Jan took some bananas with her when she went to hang out with her friends this weekend. In the end they did not eat them, but the travel left them in pretty sorry shape. Banana bread for breakfast!
Jan has gotten tired of my usual recipe and she asked for something more substantial and less “fruit cake-like.” Son-in-law, Chris, has been on a keto diet and introduced me to the idea of bulking up breads with almond meal, instead of starch. A bit of Amaretto seemed like the thing to emphasize this addition.
Jan also wanted oat meal in the mix. There are two problems with using rolled oats in baking. The first is that they do not always cook completely when the bread is done. The second problem is that you have to add a lot of flour to prevent the chunky flakes of oats from causing the loaf to fall apart. Cook’s Illustrated found a solution to this problem, by toasting and grinding the rolled oats into flour.
I personally did not like their final product. It was not a “muffin,” it was too sweet and cake-like. I also like the texture of having at least some of the whole rolled oats in the mix. I leave about a third of the toasted oats whole and grind the rest into a course meal, the best of both worlds.
I have a jar of vanilla sugar that someone gave me at some time in the past. This is something that I would not tend to use and it has been cluttering up my cabinet for some time. Mace also seemed like a good idea, just for something different to compliment the almond, cinnamon and vanilla notes.
Karl’s Almond Banana Oat Mini-muffins
1 ½ cup rolled oats
½ cup flour, AP
½ cup almonds, ground
¼ cup vanilla sugar
1 Tbs. cinnamon
½ tsp. mace
2½ tsp. baking powder
½ tsp. Kosher salt
¼ cup canola oil
1/3 cup Amaretto liqueur
1. Place the oat meal in a large skillet and toast it over high heat, stirring constantly to prevent scorching, until golden brown (about 10 minutes).
Tip: This is actually a critical step. You want to toast the oats but not scorch them. One thing I have done is to sift out the oat dust from the raw oats before putting them in the pan, because this dust will burn before the rolled oats are toasted and give you a burned taste to your muffins. Underdone is better than over done in this case. You want most of the oats well browned, but you do not want any of the oats very browned. I could not taste the burned oats, but Jan said she could.
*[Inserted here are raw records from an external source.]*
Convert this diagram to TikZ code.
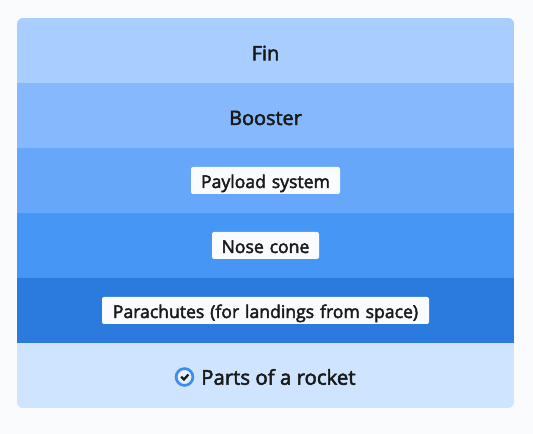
\documentclass[tikz,border=0pt]{standalone}
\usepackage{fontspec}
\setmainfont{Open Sans}
\newfontfamily\midfont[FakeBold=2.5]{Open Sans}
\definecolor{pagebg}{HTML}{F9FBFD}
\definecolor{inkcol}{HTML}{1A1A1A}
\definecolor{ringcol}{HTML}{3D8BEB}
\definecolor{bandA}{HTML}{A8CDFF}
\definecolor{bandB}{HTML}{85B8FC}
\definecolor{bandC}{HTML}{66A7FA}
\definecolor{bandD}{HTML}{4596F5}
\definecolor{bandE}{HTML}{2B7ADE}
\definecolor{bandF}{HTML}{CFE5FF}
\tikzset{
  plainlabel/.style={text=inkcol,inner sep=0pt,font=\fontsize{14.9}{17}\midfont},
  boxlabel/.style={fill=pagebg,text=inkcol,rounded corners=1.5pt,inner sep=0pt,text height=15.75pt,text depth=4.5pt,font=\fontsize{13.2}{15}\midfont},
}
\begin{document}
\begin{tikzpicture}[x=0.75pt,y=-0.75pt]
\useasboundingbox (0,0) rectangle (533,434);
\fill [pagebg] (0,0) rectangle (533,434);
% bands, clipped to the rounded card
\begin{scope}
\clip [rounded corners=4.5pt] (17,18) rectangle (514,408);
\foreach \bandcol [count=\i from 0] in {bandA,bandB,bandC,bandD,bandE,bandF}
  \fill [\bandcol] (17,18+65*\i) rectangle (514,83+65*\i);
\end{scope}
\node [plainlabel] (fin) at (265.5,53) {Fin};
\node [plainlabel] (booster) at (265.5,118) {Booster};
\node [boxlabel,text width=111.75pt,align=center] (payload) at (265.5,180.5) {Payload system};
\node [boxlabel,text width=80.25pt,align=center] (nose) at (265.5,245.5) {Nose cone};
\node [boxlabel,text width=245.25pt,align=center] (parachutes) at (265.5,310.5) {Parachutes (for landings from space)};
\node [plainlabel,font=\fontsize{15.3}{18}\midfont,anchor=west] (title) at (201,377) {Parts of a rocket};
% check icon
\draw [ringcol,line width=2pt,fill=bandF!55!white] (184.5,377) circle (8.4);
\draw [inkcol,line width=1.7pt] (181.2,376.8) -- (183.9,379.5) -- (188.4,374.6);
\end{tikzpicture}
\end{document}
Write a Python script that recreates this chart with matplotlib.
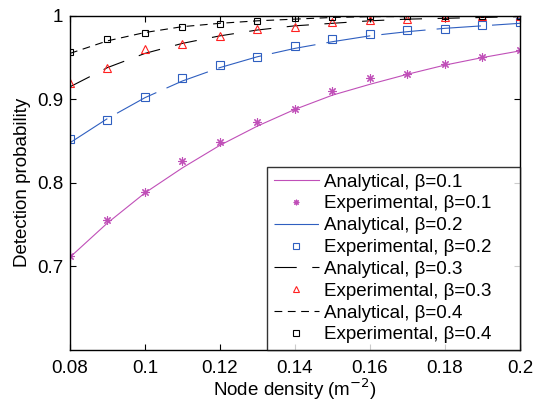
import matplotlib
matplotlib.use('Agg')
import matplotlib.pyplot as plt

density = [0.08, 0.09, 0.10, 0.11, 0.12, 0.13, 0.14, 0.15, 0.16, 0.17, 0.18, 0.19, 0.20]

# analytical curves
ana_01 = [0.711, 0.752, 0.788, 0.818, 0.845, 0.868, 0.888, 0.905, 0.918, 0.930, 0.941, 0.950, 0.958]
ana_02 = [0.848, 0.877, 0.902, 0.922, 0.938, 0.951, 0.961, 0.969, 0.976, 0.981, 0.985, 0.988, 0.991]
ana_03 = [0.915, 0.938, 0.955, 0.967, 0.976, 0.983, 0.988, 0.991, 0.994, 0.996, 0.997, 0.998, 0.999]
ana_04 = [0.955, 0.970, 0.980, 0.987, 0.991, 0.994, 0.996, 0.998, 0.999, 0.999, 1.000, 1.000, 1.000]

# experimental points
exp_01 = [0.712, 0.755, 0.789, 0.826, 0.849, 0.873, 0.888, 0.910, 0.925, 0.930, 0.942, 0.951, 0.959]
exp_02 = [0.852, 0.875, 0.903, 0.926, 0.941, 0.951, 0.964, 0.972, 0.978, 0.983, 0.984, 0.989, 0.992]
exp_03 = [0.919, 0.937, 0.960, 0.966, 0.976, 0.984, 0.987, 0.992, 0.995, 0.996, 0.998, 1.000, 1.000]
exp_04 = [0.957, 0.972, 0.980, 0.987, 0.990, 0.994, 0.997, 0.999, 1.000, 1.000, 1.000, 1.000, 1.000]

matplotlib.rcParams['font.family'] = ['Liberation Sans', 'DejaVu Sans']
fs = 13.5

f = plt.figure(figsize=(5.36, 4.05), dpi=100)
ax = f.add_axes([0.1306, 0.136, 0.8394, 0.825])

pink = '#c04fb8'
blue = '#2f5fc0'
red = '#ff2020'

ax.plot(density, ana_01, '-', color=pink, lw=0.8, label='Analytical, \u03b2=0.1')
ax.plot(density, exp_01, marker=(8, 2, 0), color=pink, ms=6, mew=0.8, ls='none', label='Experimental, \u03b2=0.1')
ax.plot(density, ana_02, color=blue, lw=0.8, dashes=(40, 10), label='Analytical, \u03b2=0.2')
ax.plot(density, exp_02, 's', mfc='none', mec=blue, ms=5.2, mew=0.8, ls='none', label='Experimental, \u03b2=0.2')
ax.plot(density, ana_03, color='black', lw=0.8, dashes=(20, 14), label='Analytical, \u03b2=0.3')
ax.plot(density, exp_03, '^', mfc='none', mec=red, ms=5.5, mew=0.8, ls='none', label='Experimental, \u03b2=0.3')
ax.plot(density, ana_04, color='black', lw=0.8, dashes=(7, 5), label='Analytical, \u03b2=0.4')
ax.plot(density, exp_04, 's', mfc='none', mec='black', ms=5, mew=0.8, ls='none', label='Experimental, \u03b2=0.4')

ax.set_xlim(0.08, 0.2)
ax.set_ylim(0.6, 1.0)
ax.set_xticks([0.08, 0.1, 0.12, 0.14, 0.16, 0.18, 0.2])
ax.set_xticklabels(['0.08', '0.1', '0.12', '0.14', '0.16', '0.18', '0.2'])
ax.set_yticks([0.7, 0.8, 0.9, 1.0])
ax.set_yticklabels(['0.7', '0.8', '0.9', '1'])
ax.tick_params(direction='in', top=True, right=True, length=4, width=0.8, labelsize=fs)
ax.tick_params(axis='x', pad=7)
ax.tick_params(axis='y', pad=5)
for s in ax.spines.values():
    s.set_linewidth(1.0)

ax.set_xlabel('Node density (m$^{-2}$)', fontsize=fs, labelpad=0)
ax.set_ylabel('Detection probability', fontsize=fs, labelpad=4)

leg = ax.legend(loc='lower left', bbox_to_anchor=(0.438, 0.0, 0.562, 0.5), mode='expand',
                numpoints=1, fontsize=fs, frameon=True, fancybox=False,
                edgecolor='black', borderaxespad=0.0, labelspacing=0.25, handlelength=2.4,
                handletextpad=0.3, borderpad=0.35)
leg.get_frame().set_linewidth(1.0)
for h in leg.legend_handles:
    if h.get_linestyle() == 'None':
        h.set_markersize(4)

f.savefig('out.png', dpi=100)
2. Take one cup of the toasted oats and put them in a blender and process them to a fine meal.
3. Put the whole oats, oat meal, almond meal, flour, sugar, cinnamon, mace, baking powder and salt into a medium bowl and mix well.
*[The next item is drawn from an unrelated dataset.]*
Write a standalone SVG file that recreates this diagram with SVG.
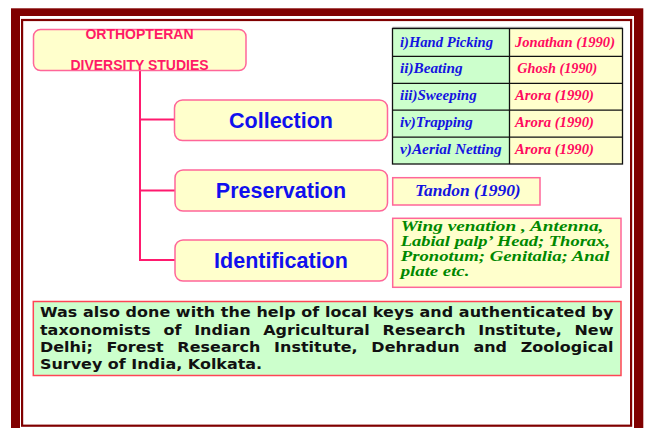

Tip: My trick of sifting the dry ingredients together to get a complete mix does not work well with this recipe. Some of the ground meals and Kosher salt does not go through my sifter and it ends up separating the ingredients, not mixing them.
4. Use a fork (or potato masher) to mash the bananas in a large bowl.
5. Add the whole eggs, oil and Amaretto to the bananas. Mix well.
6. Fold in half of the flour at a time and mix just until there is no dry flour showing.
Tip: For a quick bread, you do not want to overwork the dough, because it will make the loaf tough. This is the opposite of yeasted bread, where you are trying to develop the gluten to give it its structure.
7. Preheat the oven to 350° F.
8. Spray Pam on a mini-muffin tin.
Tip: You may also use a cupcake pan or mini-loaf pans, but if you use either of these you may have to increase the baking time, up to 50+ minutes for the mini-loaf pans. If you use a large loaf pan (4½” x 8½” x 2½”), only fill it about a third full. If you fill a large loaf pan the bread will not cook through before the top starts to burn.
9. Put two tablespoons of batter into each cup of a mini-muffin tin.
10. Push one whole almond into the top of each muffin and let the batter rest for ten minutes.
Tip: This rest allows any dry flour to completely absorb the liquids.
11. Bake the muffins for 20-25 minutes, until an inserted tooth pick comes out clean.
12. When you mini-muffins are done, remove them from the baking pan and let them cool on a wire rack for a few minutes.
Tip: If you are making a loaf, let it cool completely before trying to slice it. The warm loaf will tend to break apart, if you try to cut it too soon.